Tennis is a lonely sport, but the player’s box often bears the brunt of the frustration. We see it all the time—players screaming at their coaches, blaming their physios, using their support system as emotional punching bags. Gauff refused to go there.
“I don’t want to lash out on my team. They’re good people. They don’t deserve that,” Gauff said. “I just took the minute to go and do that… I do know I need to let out that emotion. Otherwise, I’m just going to be snappy with the people around me.”
Svitolina’s Resurgence
While Gauff battles the internal and external heat, we have to tip our caps to Svitolina. The Ukrainian veteran is playing tennis that is arguably better than her pre-maternity leave peak. She is currently riding a 10-match winning streak in 2026, having already scooped up a title in Auckland.

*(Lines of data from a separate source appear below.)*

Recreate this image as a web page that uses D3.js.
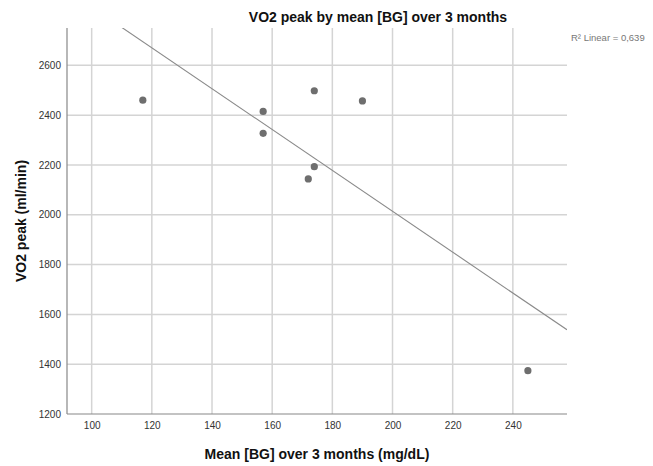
<!DOCTYPE html>
<html><head><meta charset="utf-8">
<script src="https://cdn.jsdelivr.net/npm/d3@7"></script>
<style>body{margin:0;background:#fff;} svg{display:block;font-family:Arial,"Liberation Sans",sans-serif;}</style>
</head><body>
<svg id="c" width="653" height="466"></svg>
<script>
const meanBG = [117, 157, 157, 174, 174, 172, 190, 245];
const vo2Peak = [2460, 2415, 2327, 2498, 2193, 2144, 2457, 1374];
const xTicks = [100, 120, 140, 160, 180, 200, 220, 240];
const yTicks = [1200, 1400, 1600, 1800, 2000, 2200, 2400, 2600];
const xDomain = [91.8, 258];
const yDomain = [1200, 2750];
const title = "VO2 peak by mean [BG] over 3 months";
const xLabel = "Mean [BG] over 3 months (mg/dL)";
const yLabel = "VO2 peak (ml/min)";
const r2Label = "R\u00B2 Linear = 0,639";

const svg = d3.select("#c");
const L = 67, R = 567, T = 28, B = 414;
const x = d3.scaleLinear().domain(xDomain).range([L, R]);
const y = d3.scaleLinear().domain(yDomain).range([B, T]);

// grid
svg.append("g").selectAll("line").data(xTicks).join("line")
  .attr("x1", d => x(d)).attr("x2", d => x(d)).attr("y1", T).attr("y2", B)
  .attr("stroke", "#d4d4d4").attr("stroke-width", 1.5);
svg.append("g").selectAll("line").data(yTicks.filter(d => d > yDomain[0])).join("line")
  .attr("x1", L).attr("x2", R).attr("y1", d => y(d)).attr("y2", d => y(d))
  .attr("stroke", "#d4d4d4").attr("stroke-width", 1.5);

// axes
const xAxis = svg.append("g").attr("transform", `translate(0,${B})`)
  .call(d3.axisBottom(x).tickValues(xTicks).tickFormat(d3.format("d")).tickSize(0).tickPadding(8));
const yAxis = svg.append("g").attr("transform", `translate(${L},0)`)
  .call(d3.axisLeft(y).tickValues(yTicks).tickFormat(d3.format("d")).tickSize(0).tickPadding(6));
[xAxis, yAxis].forEach(a => {
  a.select(".domain").attr("stroke", "#888").attr("stroke-width", 1.2);
  a.selectAll("text").attr("font-size", 10).attr("fill", "#333").attr("font-family", "Arial, 'Liberation Sans', sans-serif");
});
xAxis.select(".domain").attr("d", `M${L},0H${R}`);
yAxis.select(".domain").attr("d", `M0,${T}V${B}`);

// regression
const n = meanBG.length;
const mx = d3.mean(meanBG), my = d3.mean(vo2Peak);
let sxy = 0, sxx = 0;
for (let i = 0; i < n; i++) { sxy += (meanBG[i]-mx)*(vo2Peak[i]-my); sxx += (meanBG[i]-mx)**2; }
const slope = sxy / sxx, icpt = my - slope * mx;
svg.append("clipPath").attr("id", "clip").append("rect")
  .attr("x", L).attr("y", T).attr("width", R - L).attr("height", B - T);
svg.append("line").attr("clip-path", "url(#clip)")
  .attr("x1", x(xDomain[0])).attr("y1", y(icpt + slope * xDomain[0]))
  .attr("x2", x(xDomain[1])).attr("y2", y(icpt + slope * xDomain[1]))
  .attr("stroke", "#8a8a8a").attr("stroke-width", 1.1);

// points
svg.append("g").selectAll("circle").data(meanBG.map((d, i) => [d, vo2Peak[i]])).join("circle")
  .attr("cx", d => x(d[0])).attr("cy", d => y(d[1])).attr("r", 3.6)
  .attr("fill", "#6e6e6e");

// texts
svg.append("text").attr("x", 378).attr("y", 22).attr("text-anchor", "middle")
  .attr("font-size", 14).attr("font-weight", "bold").attr("fill", "#111").text(title);
svg.append("text").attr("x", 317).attr("y", 459).attr("text-anchor", "middle")
  .attr("font-size", 14).attr("font-weight", "bold").attr("fill", "#111").text(xLabel);
svg.append("text").attr("transform", "translate(26,221) rotate(-90)").attr("text-anchor", "middle")
  .attr("font-size", 14).attr("font-weight", "bold").attr("fill", "#111").text(yLabel);
svg.append("text").attr("x", 571).attr("y", 41)
  .attr("font-size", 9.5).attr("fill", "#777").text(r2Label);
</script>
</body></html>
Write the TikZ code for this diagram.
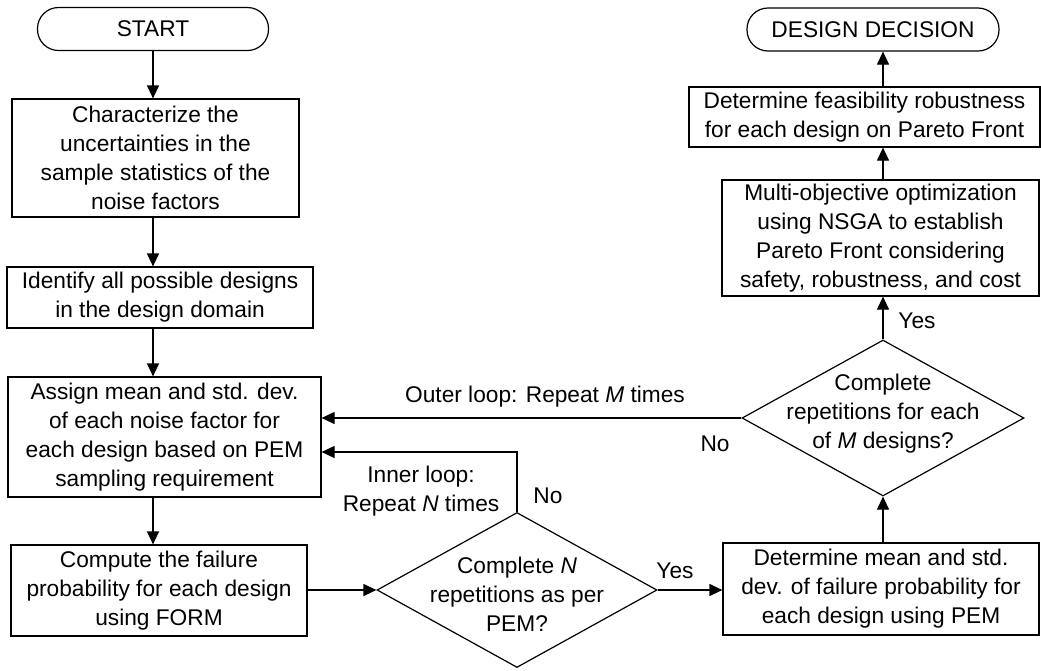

She didn’t just beat Gauff; she dismantled her. She recognized that her opponent was struggling with the sweltering Melbourne conditions and a misfiring serve, and she kept her foot on the gas. Svitolina played with the calm precision of someone who has been there, done that, and bought the t-shirt.
What Comes Next For Gauff?
This loss stings. It marks her second consecutive quarterfinal exit in Melbourne, a stage where she undoubtedly expects to be contending for the trophy on Saturday, not packing her bags on Tuesday.
But if there is one thing we know about Gauff, it’s that she possesses a short memory for failure and a long memory for lessons. She will watch the tape, fix the serve, and likely apologize to her racket sponsor.
For now, she heads home with a bruised ego and a broken racket. But she also leaves with her integrity intact, having shielded her team from the fallout of a day where absolutely nothing went right.